━━ Collected material

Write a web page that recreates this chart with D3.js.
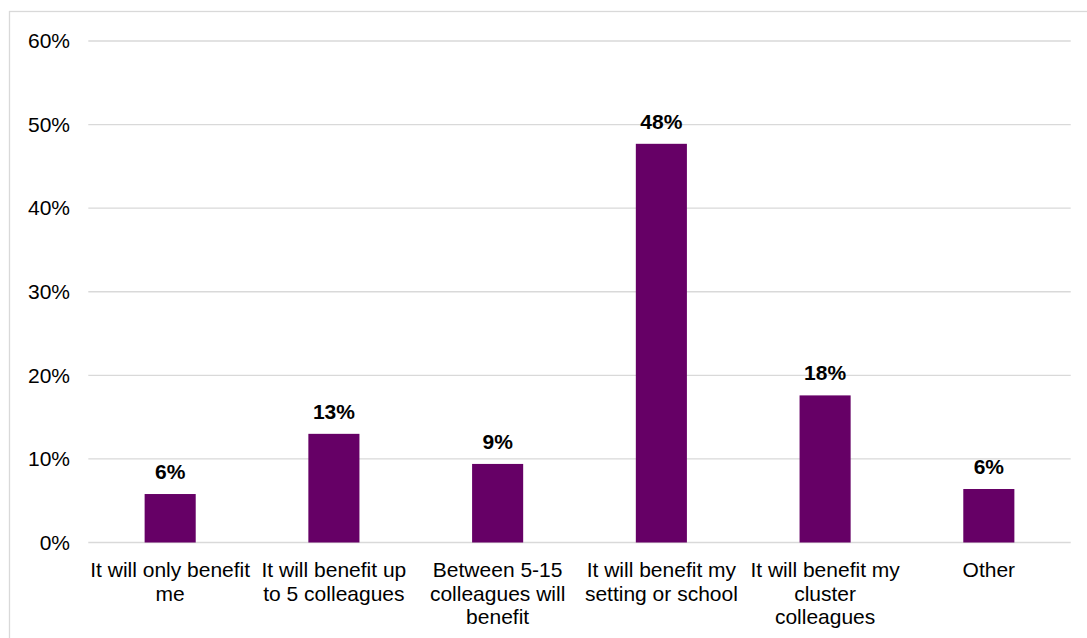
<!DOCTYPE html>
<html>
<head>
<meta charset="utf-8">
<script src="https://cdn.jsdelivr.net/npm/d3@7"></script>
<style>
  html, body { margin: 0; padding: 0; background: #ffffff; }
  svg { display: block; }
</style>
</head>
<body>
<svg id="chart" width="1087" height="638"></svg>
<script>
const categories = [
  "It will only benefit me",
  "It will benefit up to 5 colleagues",
  "Between 5-15 colleagues will benefit",
  "It will benefit my setting or school",
  "It will benefit my cluster colleagues",
  "Other"
];
const values = [5.8, 13.0, 9.4, 47.7, 17.6, 6.4];
const dataLabels = ["6%", "13%", "9%", "48%", "18%", "6%"];
const yTicks = [0, 10, 20, 30, 40, 50, 60];

(function () {
const svg = d3.select("#chart");
const W = 1087, H = 638;
const plotLeft = 88.3, plotRight = 1070.7, plotTop = 41, plotBottom = 542.5;
const font = "'Liberation Sans', Arial, sans-serif";

// outer frame
svg.append("rect")
  .attr("x", 9.5).attr("y", 11.5)
  .attr("width", W + 20).attr("height", H + 20)
  .attr("fill", "none").attr("stroke", "#d9d9d9").attr("stroke-width", 1.3);

const x = d3.scaleBand().domain(categories).range([plotLeft, plotRight])
  .paddingInner(0.688).paddingOuter(0.344);
const y = d3.scaleLinear().domain([0, 60]).range([plotBottom, plotTop]);

// gridlines
svg.append("g").selectAll("line").data(yTicks).join("line")
  .attr("x1", plotLeft).attr("x2", plotRight)
  .attr("y1", d => y(d)).attr("y2", d => y(d))
  .attr("stroke", "#d9d9d9").attr("stroke-width", 1.3);

// y axis labels
const yAxis = d3.axisLeft(y).tickValues(yTicks).tickFormat(d => d + "%").tickSize(0).tickPadding(0);
const gy = svg.append("g").attr("transform", `translate(70,0)`).call(yAxis);
gy.select(".domain").remove();
gy.selectAll("text").attr("font-family", font).attr("font-size", 21).attr("fill", "#000");

// bars
svg.append("g").selectAll("rect").data(values).join("rect")
  .attr("x", (d, i) => x(categories[i]))
  .attr("width", x.bandwidth())
  .attr("y", d => y(d))
  .attr("height", d => y(0) - y(d))
  .attr("fill", "#660066");

// data labels
svg.append("g").selectAll("text").data(values).join("text")
  .attr("x", (d, i) => x(categories[i]) + x.bandwidth() / 2)
  .attr("y", d => y(d) - 15)
  .attr("text-anchor", "middle")
  .attr("font-family", font).attr("font-size", 21).attr("font-weight", "bold")
  .attr("fill", "#000")
  .text((d, i) => dataLabels[i]);

// category labels with wrapping
const xAxis = d3.axisBottom(x).tickSize(0).tickPadding(0);
const gx = svg.append("g").attr("transform", `translate(0,${plotBottom})`).call(xAxis);
gx.select(".domain").remove();
gx.selectAll("text")
  .attr("font-family", font).attr("font-size", 21).attr("fill", "#000")
  .attr("y", 0).attr("dy", null)
  .each(function(d) {
    const t = d3.select(this);
    const words = d.split(" ");
    t.text(null);
    const maxW = x.step() - 1;
    let lines = [], cur = [];
    const probe = t.append("tspan");
    words.forEach(w => {
      cur.push(w);
      probe.text(cur.join(" "));
      if (probe.node().getComputedTextLength() > maxW && cur.length > 1) {
        cur.pop();
        lines.push(cur.join(" "));
        cur = [w];
      }
    });
    lines.push(cur.join(" "));
    probe.remove();
    lines.forEach((ln, i) => {
      t.append("tspan").attr("x", 0).attr("y", 34.5 + i * 23.5).text(ln);
    });
  });
})();
</script>
</body>
</html>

━━━━

To be done » Omit the pictures and output all of the other material exactly.

Solution to the exercise »
Write a web page that recreates this chart with D3.js.
<!DOCTYPE html>
<html>
<head>
<meta charset="utf-8">
<script src="https://cdn.jsdelivr.net/npm/d3@7"></script>
<style>
  html, body { margin: 0; padding: 0; background: #ffffff; }
  svg { display: block; }
</style>
</head>
<body>
<svg id="chart" width="1087" height="638"></svg>
<script>
const categories = [
  "It will only benefit me",
  "It will benefit up to 5 colleagues",
  "Between 5-15 colleagues will benefit",
  "It will benefit my setting or school",
  "It will benefit my cluster colleagues",
  "Other"
];
const values = [5.8, 13.0, 9.4, 47.7, 17.6, 6.4];
const dataLabels = ["6%", "13%", "9%", "48%", "18%", "6%"];
const yTicks = [0, 10, 20, 30, 40, 50, 60];

(function () {
const svg = d3.select("#chart");
const W = 1087, H = 638;
const plotLeft = 88.3, plotRight = 1070.7, plotTop = 41, plotBottom = 542.5;
const font = "'Liberation Sans', Arial, sans-serif";

// outer frame
svg.append("rect")
  .attr("x", 9.5).attr("y", 11.5)
  .attr("width", W + 20).attr("height", H + 20)
  .attr("fill", "none").attr("stroke", "#d9d9d9").attr("stroke-width", 1.3);

const x = d3.scaleBand().domain(categories).range([plotLeft, plotRight])
  .paddingInner(0.688).paddingOuter(0.344);
const y = d3.scaleLinear().domain([0, 60]).range([plotBottom, plotTop]);

// gridlines
svg.append("g").selectAll("line").data(yTicks).join("line")
  .attr("x1", plotLeft).attr("x2", plotRight)
  .attr("y1", d => y(d)).attr("y2", d => y(d))
  .attr("stroke", "#d9d9d9").attr("stroke-width", 1.3);

// y axis labels
const yAxis = d3.axisLeft(y).tickValues(yTicks).tickFormat(d => d + "%").tickSize(0).tickPadding(0);
const gy = svg.append("g").attr("transform", `translate(70,0)`).call(yAxis);
gy.select(".domain").remove();
gy.selectAll("text").attr("font-family", font).attr("font-size", 21).attr("fill", "#000");

// bars
svg.append("g").selectAll("rect").data(values).join("rect")
  .attr("x", (d, i) => x(categories[i]))
  .attr("width", x.bandwidth())
  .attr("y", d => y(d))
  .attr("height", d => y(0) - y(d))
  .attr("fill", "#660066");

// data labels
svg.append("g").selectAll("text").data(values).join("text")
  .attr("x", (d, i) => x(categories[i]) + x.bandwidth() / 2)
  .attr("y", d => y(d) - 15)
  .attr("text-anchor", "middle")
  .attr("font-family", font).attr("font-size", 21).attr("font-weight", "bold")
  .attr("fill", "#000")
  .text((d, i) => dataLabels[i]);

// category labels with wrapping
const xAxis = d3.axisBottom(x).tickSize(0).tickPadding(0);
const gx = svg.append("g").attr("transform", `translate(0,${plotBottom})`).call(xAxis);
gx.select(".domain").remove();
gx.selectAll("text")
  .attr("font-family", font).attr("font-size", 21).attr("fill", "#000")
  .attr("y", 0).attr("dy", null)
  .each(function(d) {
    const t = d3.select(this);
    const words = d.split(" ");
    t.text(null);
    const maxW = x.step() - 1;
    let lines = [], cur = [];
    const probe = t.append("tspan");
    words.forEach(w => {
      cur.push(w);
      probe.text(cur.join(" "));
      if (probe.node().getComputedTextLength() > maxW && cur.length > 1) {
        cur.pop();
        lines.push(cur.join(" "));
        cur = [w];
      }
    });
    lines.push(cur.join(" "));
    probe.remove();
    lines.forEach((ln, i) => {
      t.append("tspan").attr("x", 0).attr("y", 34.5 + i * 23.5).text(ln);
    });
  });
})();
</script>
</body>
</html>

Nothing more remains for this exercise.